Excetuando-se os filmes de Neil Jordan, cineasta já consagrado internacionalmente, o cinema irlandês é desconhecido por aqui e, como ocorre com todos os cinemas de língua inglesa, corre o risco de submergir ao ser confundido com o majoritário cinema americano. Daí outro dado que pode levar o observador a valorizar uma película discreta e bem feita como Apenas uma vez.

O filme trata de um músico de rua que, para sobreviver, ajuda seu pai numa loja que conserta aspiradores de pó. É curioso que no romance Casei com um comunista (1998), do escritor norte-americano Philip Roth, um artista (no ano, um escritor), logo depois que perdeu seu emprego de professor universitário em face de perseguição por acusação de comunista, se entrega a uma atividade assemelhada, vender aspiradores de pó. Teria Carney lido o livro de Roth?
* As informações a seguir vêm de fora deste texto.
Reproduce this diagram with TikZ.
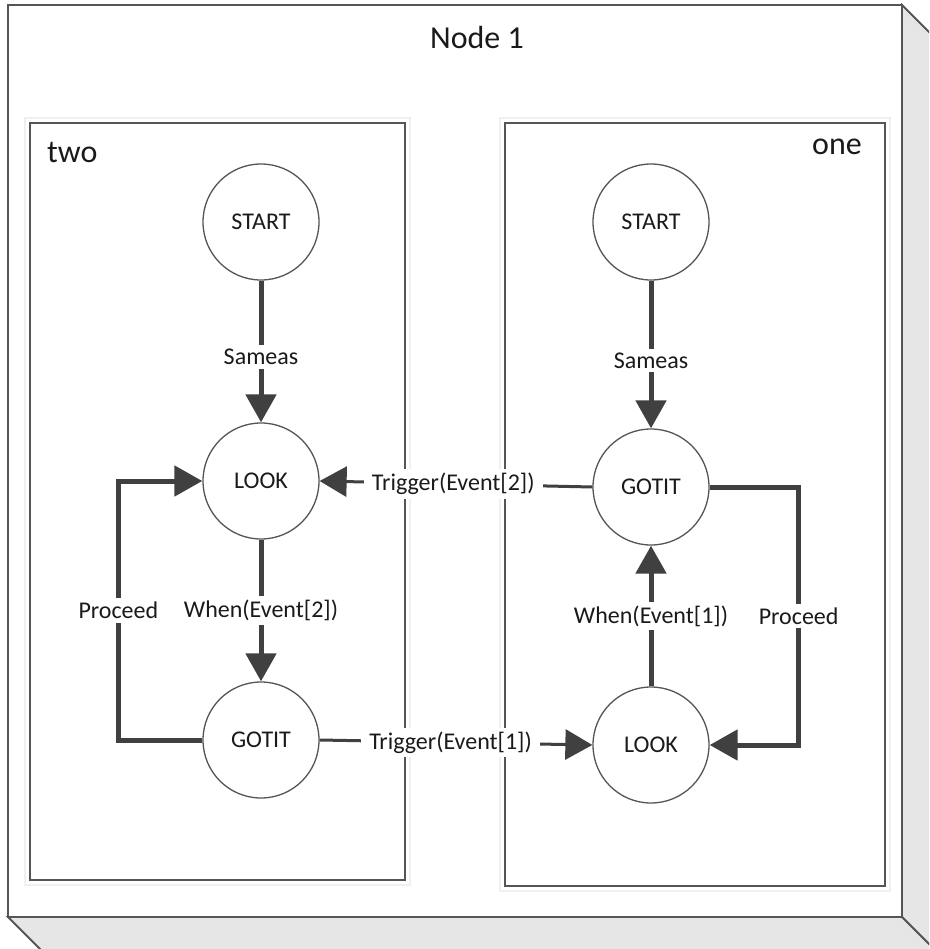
\documentclass[tikz,border=0pt]{standalone}
\usepackage{fontspec}
\setmainfont{Carlito}
\usetikzlibrary{arrows.meta}
\definecolor{edgecol}{HTML}{404040}
\definecolor{framecol}{HTML}{555555}
\definecolor{inkcol}{HTML}{1A1A1A}
\definecolor{sidecol}{HTML}{E6E6E6}
\tikzset{
  state/.style={circle, draw=framecol, line width=1.3pt, fill=white,
    minimum size=116pt, inner sep=0pt, text=inkcol,
    font=\fontsize{24}{28}\selectfont},
  flow/.style={draw=edgecol, line width=5pt,
    -{Triangle[length=28pt,width=30pt]}},
  signal/.style={draw=edgecol, line width=3pt,
    -{Triangle[length=27pt,width=30pt]}},
  lbl/.style={fill=white, inner sep=4pt, text=inkcol,
    font=\fontsize{24}{28}\selectfont},
  title/.style={text=inkcol, font=\fontsize{32}{36}\selectfont, inner sep=0pt},
  panel/.style={draw=framecol, line width=1.8pt},
  halo/.style={draw=black!6, line width=2pt}
}
\begin{document}
\begin{tikzpicture}[x=1pt,y=-1pt]
\useasboundingbox (0,0) rectangle (929,949);
\begin{scope}
\clip (0,0) rectangle (929,949);
% three-dimensional frame of the deployment node
\filldraw[fill=sidecol, draw=framecol, line width=1.8pt, line join=miter]
  (902,5) -- (940,43) -- (940,955) -- (902,917) -- cycle;
\filldraw[fill=sidecol, draw=framecol, line width=1.8pt]
  (8,917) -- (46,955) -- (940,955) -- (902,917) -- cycle;
\filldraw[fill=white, draw=framecol, line width=1.8pt] (8,5) rectangle (902,917);
\end{scope}
\node[title] (nodetitle) at (477,38) {Node 1};

% the two state machines
\draw[halo] (25,118) rectangle (410,885);
\draw[panel] (30,123) rectangle (405,880);
\draw[halo] (500,118) rectangle (890,891);
\draw[panel] (505,123) rectangle (885,886);
\node[title, anchor=base west] (twolbl) at (47,163) {two};
\node[title, anchor=base east] (onelbl) at (862,155) {one};

% states of machine "two"
\node[state] (lstart) at (261,222) {START};
\node[state] (llook)  at (261,481) {LOOK};
\node[state] (lgotit) at (261,740) {GOTIT};

% states of machine "one"
\node[state] (rstart) at (651,222) {START};
\node[state] (rgotit) at (651,487) {GOTIT};
\node[state] (rlook)  at (651,745) {LOOK};

% transitions inside "two"
\draw[flow] (lstart) -- node[lbl, pos=0.54] {Sameas} (llook);
\draw[flow] (llook) -- node[lbl, pos=0.5] {When(Event[2])} (lgotit);
\draw[flow] (lgotit.west) -- ++(-84,0) |- node[lbl, pos=0.25] {Proceed} (llook.west);

% transitions inside "one"
\draw[flow] (rstart) -- node[lbl, pos=0.54] {Sameas} (rgotit);
\draw[flow] (rlook) -- node[lbl, pos=0.5] {When(Event[1])} (rgotit);
\draw[flow] (rgotit.east) -- ++(89,0) |- node[lbl, pos=0.25] {Proceed} (rlook.east);

% triggers between the machines
\draw[signal] (rgotit.west) -- node[lbl, pos=0.51, inner xsep=8pt] {Trigger(Event[2])} (llook.east);
\draw[signal] (lgotit.east) -- node[lbl, pos=0.48, inner xsep=8pt] {Trigger(Event[1])} (rlook.west);
\end{tikzpicture}
\end{document}
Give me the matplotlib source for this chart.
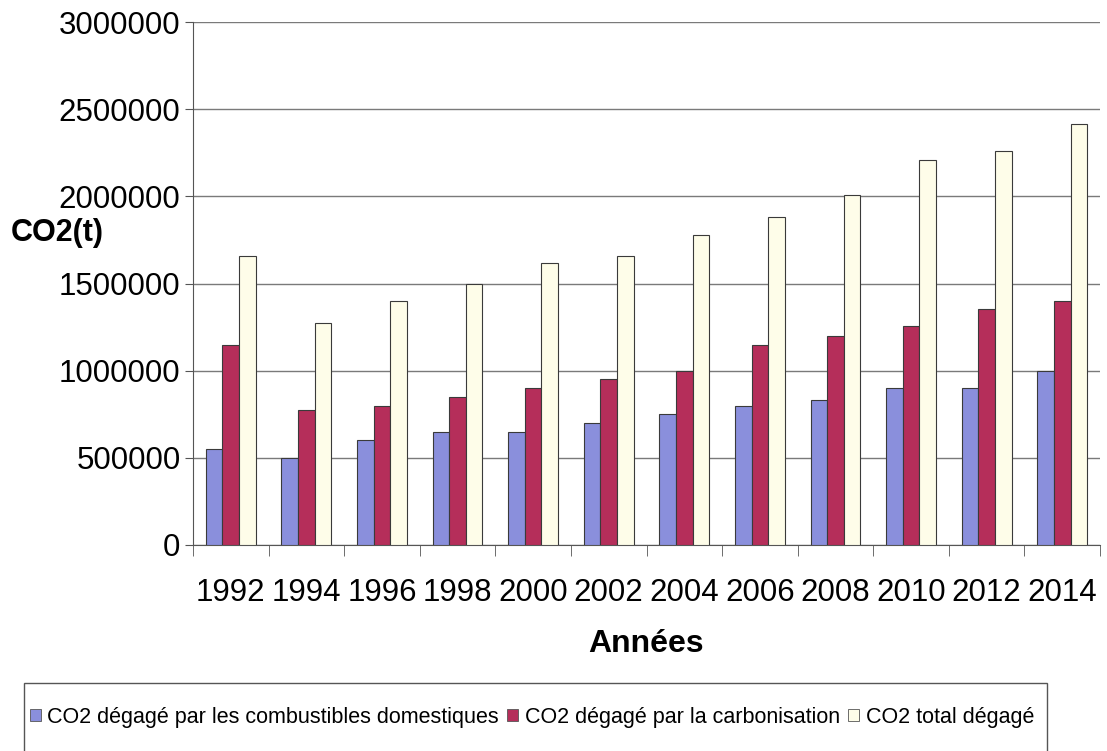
import matplotlib
matplotlib.use('Agg')
import matplotlib.pyplot as plt
from matplotlib.patches import Rectangle, Patch
import numpy as np

plt.rcParams['font.family'] = ['Liberation Sans', 'DejaVu Sans']

years = ['1992', '1994', '1996', '1998', '2000', '2002', '2004', '2006', '2008', '2010', '2012', '2014']
co2_domestique = [550000, 500000, 600000, 650000, 650000, 700000, 750000, 800000, 830000, 900000, 900000, 1000000]
co2_carbonisation = [1150000, 775000, 800000, 850000, 900000, 955000, 1000000, 1150000, 1200000, 1255000, 1355000, 1400000]
co2_total = [1655000, 1275000, 1400000, 1500000, 1615000, 1660000, 1780000, 1880000, 2010000, 2210000, 2260000, 2415000]

labels = ['CO2 dégagé par les combustibles domestiques',
          'CO2 dégagé par la carbonisation',
          'CO2 total dégagé']
colors = ['#8a8fdc', '#b52e5a', '#fefde9']

W, H = 1107, 751
fig = plt.figure(figsize=(W/100, H/100), dpi=100)
ax = fig.add_axes([193/W, 1-545/H, 907/W, 523/H])

x = np.arange(len(years))
bw = 0.22
series = [co2_domestique, co2_carbonisation, co2_total]
for i, (vals, c) in enumerate(zip(series, colors)):
    ax.bar(x + (i-1)*bw, vals, bw, color=c, edgecolor='#3a3a3a', linewidth=0.8, zorder=3)

ax.set_xlim(-0.5, len(years)-0.5)
ax.set_ylim(0, 3000000)
ax.set_yticks(np.arange(0, 3000001, 500000))
ax.set_yticklabels([str(v) for v in range(0, 3000001, 500000)], fontsize=22.5)
ax.yaxis.grid(True, color='#7a7a7a', linewidth=1)
ax.set_axisbelow(True)

ax.set_xticks(x)
ax.set_xticklabels(years, fontsize=22.5)
ax.tick_params(axis='x', which='major', length=0, pad=24)
ax.set_xticks(np.arange(-0.5, len(years), 1), minor=True)
ax.tick_params(axis='x', which='minor', length=8, color='#555555', direction='out')
ax.tick_params(axis='y', length=6, color='#555555', pad=3)

for s in ['top', 'right']:
    ax.spines[s].set_visible(False)
for s in ['left', 'bottom']:
    ax.spines[s].set_color('#555555')

fig.text(57/W, 1-233/H, 'CO2(t)', fontsize=22, fontweight='bold', ha='center', va='center')
fig.text(646/W, 1-644/H, 'Années', fontsize=23, fontweight='bold', ha='center', va='center')

# cadre de la legende
fig.patches.append(Rectangle((24/W, -0.05), (1047-24)/W, 0.05+1-683/H, transform=fig.transFigure,
                             facecolor='white', edgecolor='#555555', linewidth=1))
handles = [Patch(facecolor=c, edgecolor='#555555', linewidth=0.6) for c in colors]
fig.legend(handles, labels, loc='center left', bbox_to_anchor=(30/W, 1-717/H), ncol=3, frameon=False,
           fontsize=15.5, handlelength=0.5, handleheight=0.5, handletextpad=0.3, columnspacing=0.4,
           borderpad=0, borderaxespad=0)

fig.savefig('out.png', dpi=100)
Um belo dia o músico topa com uma jovem imigrante tcheca, que vive com uma mãe, tem uma pequena filha e é casada com um homem mais velho. O músico tem sua amada em Londres, amada que o magoou certa vez. O desenvolvimento do filme segue o amor platônico do músico e da jovem tcheca com comovente sensibilidade e interesse. E as canções se entranham tensa e nervosamente na narrativa.

Apesar de seu final levemente melancólico, Apenas uma vez é um hino a este tipo de amor entre um homem e uma mulher que permanece dentro da cerca espiritual em face das hesitações carnais. (Eron Fagundes)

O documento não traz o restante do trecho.